You are reading a single comment by @Oliver Schick and its replies. Click here to read the full conversation.
  • But that's the difference between me and you Oliver - you see the positive developments and want to bring people along at their own pace. I just want to throw rocks at the wankers.

  • I've talked to quite a lot of people who've started vegan businesses, and especially on the food side most have had to work in cruelty environments to be able to get the finance together to run their own show. This has now changed a bit, as there are so many more vegan businesses around, but it used to be a case of 'beggars can't be choosers'. Knowing Eamesy, he'll make the right decisions and he'll get there one day, but impatience is the quickest route to failure.

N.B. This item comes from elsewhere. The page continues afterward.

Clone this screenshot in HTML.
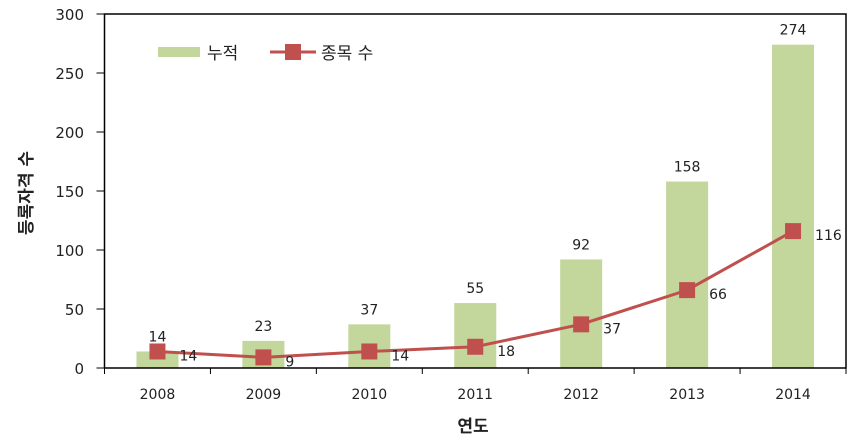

    As regards motivations for veganism generally, the right insight and motivation is just hard to come by. What's generally easy to come by is the negative stuff--pictures of horrible suffering, things that make people feel guilty--, but the way we work, just eliminating that from being on your conscience doesn't make for a long-lasting, sustainable, and positive motivation, it just means a cancelled-out negative. Many, if not most, people who've come to veganism that way don't tend to last long. They need to understand that it's unremittingly positive without any downsides, that they won't miss anything delicious, and that it's the only way to be, really (although in a generation or two, old vegans may perhaps end up getting barracked by young fruitarians--well, you can dream, and I'd be quite happy if our generation achieved more veganism even if it later turned out that fruitarianism is better).